■ **WHAT IS NEEDED**: Print the listing from its top line through the line containing "(-485,-413) rectangle (469,461);", nothing more, and leave out the pictures.

■ **DATASET EXCERPT**:

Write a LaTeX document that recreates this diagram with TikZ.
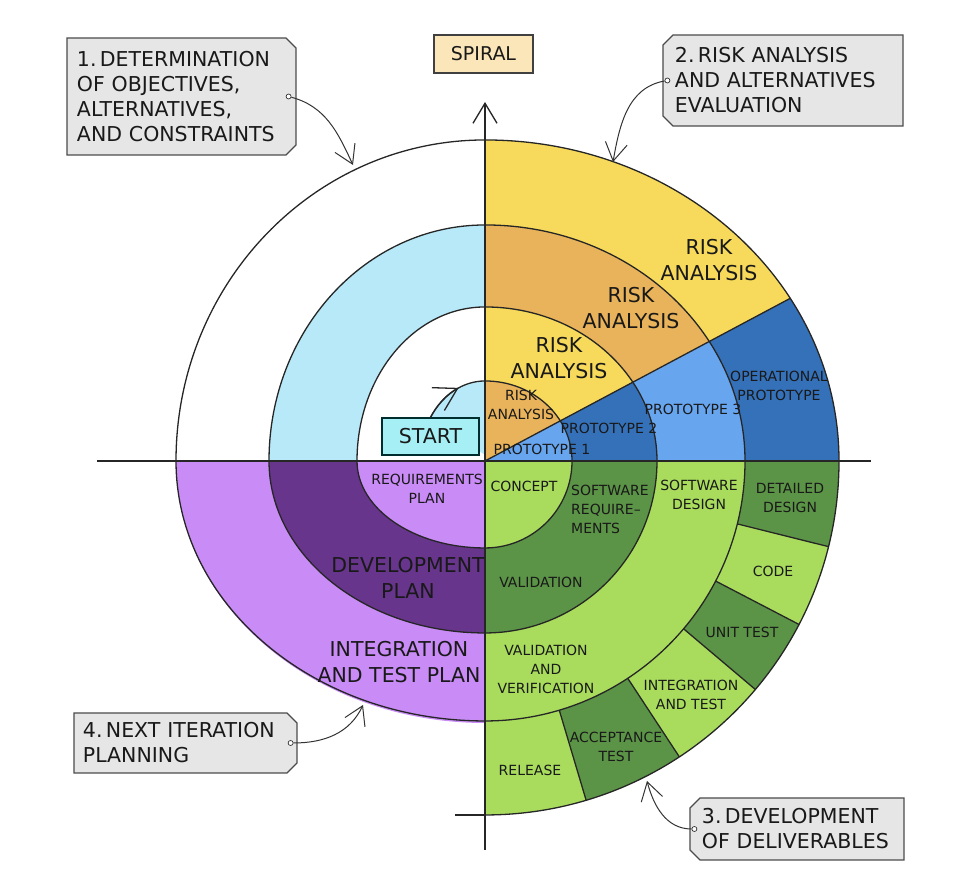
\documentclass[tikz,border=0pt]{standalone}
\usepackage{fontspec}
\setmainfont{DejaVu Sans}
\usepackage{tikz}
\usetikzlibrary{arrows.meta, shapes.misc, positioning, calc}

\definecolor{riskyellow}{HTML}{F7DA5B}
\definecolor{riskorange}{HTML}{E8B35A}
\definecolor{protolight}{HTML}{67A5EF}
\definecolor{protodark}{HTML}{3571B9}
\definecolor{planlight}{HTML}{C98BF6}
\definecolor{plandark}{HTML}{67358B}
\definecolor{devlight}{HTML}{A9DC5D}
\definecolor{devdark}{HTML}{5B9446}
\definecolor{objcyan}{HTML}{B8E9F8}
\definecolor{startcyan}{HTML}{A6F0F5}
\definecolor{notegray}{HTML}{E6E6E6}
\definecolor{spiraltan}{HTML}{FAE6B9}

\begin{document}
\begin{tikzpicture}[
  x=1pt, y=1pt,
  >={Straight Barb[length=18pt, width=22pt]},
  every node/.style={text=black!90},
  rim/.style={line width=1.3pt, black!85},
  callout/.style={line width=1pt, black!80, ->},
  big/.style={font=\fontsize{20.5}{26}\selectfont, align=center, inner sep=0pt},
  small/.style={font=\fontsize{14}{19}\selectfont, align=center, inner sep=0pt},
  note/.style={chamfered rectangle, chamfered rectangle xsep=5pt, chamfered rectangle ysep=5pt,
    draw=black!70, fill=notegray, line width=1.2pt, align=left, inner ysep=0pt,
    font=\fontsize{20.5}{25}\selectfont},
  pin/.style={circle, draw=black!80, fill=white, line width=0.7pt, inner sep=0pt, minimum size=5pt},
  tag/.style={draw=black!75, line width=1.2pt, inner sep=0pt},
]
  \useasboundingbox (-485,-413) rectangle (469,461);

  % upper right: risk analysis over prototypes
  \foreach \rx/\ry/\col in {354/321/riskyellow, 260/236/riskorange, 172/154/riskyellow, 87/80/riskorange}
    \fill[\col] (0,0) -- (0,\ry) arc[start angle=90, end angle=0, x radius=\rx, y radius=\ry] -- cycle;
  \begin{scope}
    \clip (0,0) -- (400,213.2) -- (400,0) -- cycle;
    \foreach \rx/\ry/\col in {354/321/protodark, 260/236/protolight, 172/154/protodark, 87/80/protolight}
      \fill[\col] (0,0) -- (0,\ry) arc[start angle=90, end angle=0, x radius=\rx, y radius=\ry] -- cycle;
  \end{scope}

  % upper left: objectives
  \fill[objcyan] (0,0) -- (-216,0) arc[start angle=180, end angle=90, x radius=216, y radius=236] -- cycle;
  \fill[white] (0,0) -- (-128,0) arc[start angle=180, end angle=90, x radius=128, y radius=154] -- cycle;
  \fill[objcyan] (0,6) -- (0,80) arc[start angle=90, end angle=147, x radius=65, y radius=80] -- cycle;

  % lower left: plans
  \foreach \rx/\ry/\col in {309/262/planlight, 216/172/plandark, 128/87/planlight}
    \fill[\col] (0,0) -- (-\rx,0) arc[start angle=180, end angle=270, x radius=\rx, y radius=\ry] -- cycle;

  % lower right: development
  \fill[devlight] (0,0) -- (354,0) arc[start angle=0, end angle=-90, radius=354] -- cycle;
  \foreach \a/\b in {0/-14, -27.5/-40.2, -56.7/-73.4}
    \fill[devdark] (0,0) -- (\a:354) arc[start angle=\a, end angle=\b, radius=354] -- cycle;
  \foreach \r/\col in {260/devlight, 172/devdark, 87/devlight}
    \fill[\col] (0,0) -- (\r,0) arc[start angle=0, end angle=-90, radius=\r] -- cycle;

  % axes
  \draw[rim] (-388,0) -- (386,0);
  \draw[rim, ->, >={Straight Barb[length=20pt, width=24pt]}] (0,-389) -- (0,359);
  \draw[rim] (-30,-354) -- (0,-354);

  \node[tag, draw=teal!35!black, fill=startcyan, minimum width=97pt, minimum height=37pt,
    font=\fontsize{20.5}{25}\selectfont] (start) at (-54.5,24.5) {START};

  % spiral
  \draw[rim] (start.north) arc[start angle=147, end angle=90, x radius=65, y radius=80]
    arc[start angle=90, end angle=0, x radius=87, y radius=80]
    arc[start angle=0, end angle=-90, radius=87]
    arc[start angle=-90, end angle=-180, x radius=128, y radius=87]
    arc[start angle=180, end angle=90, x radius=128, y radius=154]
    arc[start angle=90, end angle=0, x radius=172, y radius=154]
    arc[start angle=0, end angle=-90, radius=172]
    arc[start angle=-90, end angle=-180, x radius=216, y radius=172]
    arc[start angle=180, end angle=90, x radius=216, y radius=236]
    arc[start angle=90, end angle=0, x radius=260, y radius=236]
    arc[start angle=0, end angle=-90, radius=260]
    arc[start angle=-90, end angle=-180, x radius=309, y radius=260]
    arc[start angle=180, end angle=90, x radius=309, y radius=321]
    arc[start angle=90, end angle=0, x radius=354, y radius=321]
    arc[start angle=0, end angle=-90, radius=354];
  \draw[rim, ->, >={Straight Barb[length=22pt, width=26pt]}] (start.north)
    arc[start angle=147, end angle=114, x radius=65, y radius=80];
  \draw[rim] (0,0) -- (305.1,162.6);
  \foreach \a in {-14, -27.5, -40.2, -56.7, -73.4}
    \draw[rim] (\a:260) -- (\a:354);

  % labels, upper right
  \node[big] (risk4) at (224,201) {RISK\\ANALYSIS};
  \node[big] (risk3) at (146,153) {RISK\\ANALYSIS};
  \node[big] (risk2) at (74,103) {RISK\\ANALYSIS};
  \node[small] (risk1) at (36,56) {RISK\\ANALYSIS};
  \node[small] (proto1) at (57,12) {PROTOTYPE 1};
  \node[small] (proto2) at (124,33) {PROTOTYPE 2};
  \node[small] (proto3) at (208,52) {PROTOTYPE 3};
  \node[small] (opproto) at (294,75) {OPERATIONAL\\PROTOTYPE};

  % labels, lower left
  \node[small] (reqplan) at (-58,-28) {REQUIREMENTS\\PLAN};
  \node[big, text depth=0pt] (devplan) at (-77,-117) {DEVELOPMENT\\PLAN};
  \node[big] (itplan) at (-86,-201) {INTEGRATION\\AND TEST PLAN};

  % labels, lower right
  \node[small] (concept) at (39,-25) {CONCEPT};
  \node[small, align=left, anchor=west] (swreq) at (86,-48) {SOFTWARE\\REQUIRE–\\MENTS};
  \node[small] (valid) at (56,-121) {VALIDATION};
  \node[small] (swdesign) at (214,-34) {SOFTWARE\\DESIGN};
  \node[small] (valver) at (61,-208) {VALIDATION\\AND\\VERIFICATION};
  \foreach \x/\y/\lbl [count=\n] in {305/-37/{DETAILED\\DESIGN}, 288/-110/{CODE}, 257/-171/{UNIT TEST},
      206/-234/{INTEGRATION\\AND TEST}, 131/-286/{ACCEPTANCE\\TEST}, 45/-309/{RELEASE}}
    \node[small] (stage\n) at (\x,\y) {\lbl};

  % title
  \node[tag, fill=spiraltan, minimum width=99pt, minimum height=38pt,
    font=\fontsize{19}{23}\selectfont] (spiral) at (-1.5,407) {SPIRAL};

  % callouts
  \node[note, chamfered rectangle corners={north east, south east}, inner xsep=5pt,
    text width=209pt, minimum height=117pt] (objectives) at (-303.5,364.5)
    {1.\,DETERMINATION\\OF OBJECTIVES,\\ALTERNATIVES,\\AND CONSTRAINTS};
  \node[note, chamfered rectangle corners={north west, south west}, inner xsep=7pt,
    text width=216pt, minimum height=91pt] (riskeval) at (298,380.5)
    {2.\,RISK ANALYSIS\\AND ALTERNATIVES\\EVALUATION};
  \node[note, chamfered rectangle corners={north west, south west}, inner xsep=7pt,
    text width=190pt, minimum height=62pt] (deliver) at (312,-368)
    {3.\,DEVELOPMENT\\OF DELIVERABLES};
  \node[note, chamfered rectangle corners={north east, south east}, inner xsep=4pt,
    text width=205pt, minimum height=60pt] (nextiter) at (-299.5,-282)
    {4.\,NEXT ITERATION\\PLANNING};

  \node[pin] (pinA) at ([xshift=-8pt]objectives.east) {};
  \node[pin] (pinB) at ([xshift=5pt]riskeval.west) {};
  \node[pin] (pinC) at ([xshift=5pt]deliver.west) {};
  \node[pin] (pinD) at ([xshift=-7pt]nextiter.east) {};
  \coordinate (hitA) at (-132,296);
  \coordinate (hitB) at (128,299);
  \coordinate (hitC) at (162,-320);
  \coordinate (hitD) at (-122,-244);
  \draw[callout] (pinA) to[out=-15, in=115] (hitA);
  \draw[callout] (pinB) to[out=190, in=80] (hitB);
  \draw[callout] (pinC) to[out=180, in=-75] (hitC);
  \draw[callout] (pinD) to[out=0, in=-115] (hitD);
\end{tikzpicture}
\end{document}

■ **EXERCISE SOLUTION**:
Write a LaTeX document that recreates this diagram with TikZ.
\documentclass[tikz,border=0pt]{standalone}
\usepackage{fontspec}
\setmainfont{DejaVu Sans}
\usepackage{tikz}
\usetikzlibrary{arrows.meta, shapes.misc, positioning, calc}

\definecolor{riskyellow}{HTML}{F7DA5B}
\definecolor{riskorange}{HTML}{E8B35A}
\definecolor{protolight}{HTML}{67A5EF}
\definecolor{protodark}{HTML}{3571B9}
\definecolor{planlight}{HTML}{C98BF6}
\definecolor{plandark}{HTML}{67358B}
\definecolor{devlight}{HTML}{A9DC5D}
\definecolor{devdark}{HTML}{5B9446}
\definecolor{objcyan}{HTML}{B8E9F8}
\definecolor{startcyan}{HTML}{A6F0F5}
\definecolor{notegray}{HTML}{E6E6E6}
\definecolor{spiraltan}{HTML}{FAE6B9}

\begin{document}
\begin{tikzpicture}[
  x=1pt, y=1pt,
  >={Straight Barb[length=18pt, width=22pt]},
  every node/.style={text=black!90},
  rim/.style={line width=1.3pt, black!85},
  callout/.style={line width=1pt, black!80, ->},
  big/.style={font=\fontsize{20.5}{26}\selectfont, align=center, inner sep=0pt},
  small/.style={font=\fontsize{14}{19}\selectfont, align=center, inner sep=0pt},
  note/.style={chamfered rectangle, chamfered rectangle xsep=5pt, chamfered rectangle ysep=5pt,
    draw=black!70, fill=notegray, line width=1.2pt, align=left, inner ysep=0pt,
    font=\fontsize{20.5}{25}\selectfont},
  pin/.style={circle, draw=black!80, fill=white, line width=0.7pt, inner sep=0pt, minimum size=5pt},
  tag/.style={draw=black!75, line width=1.2pt, inner sep=0pt},
]
  \useasboundingbox (-485,-413) rectangle (469,461);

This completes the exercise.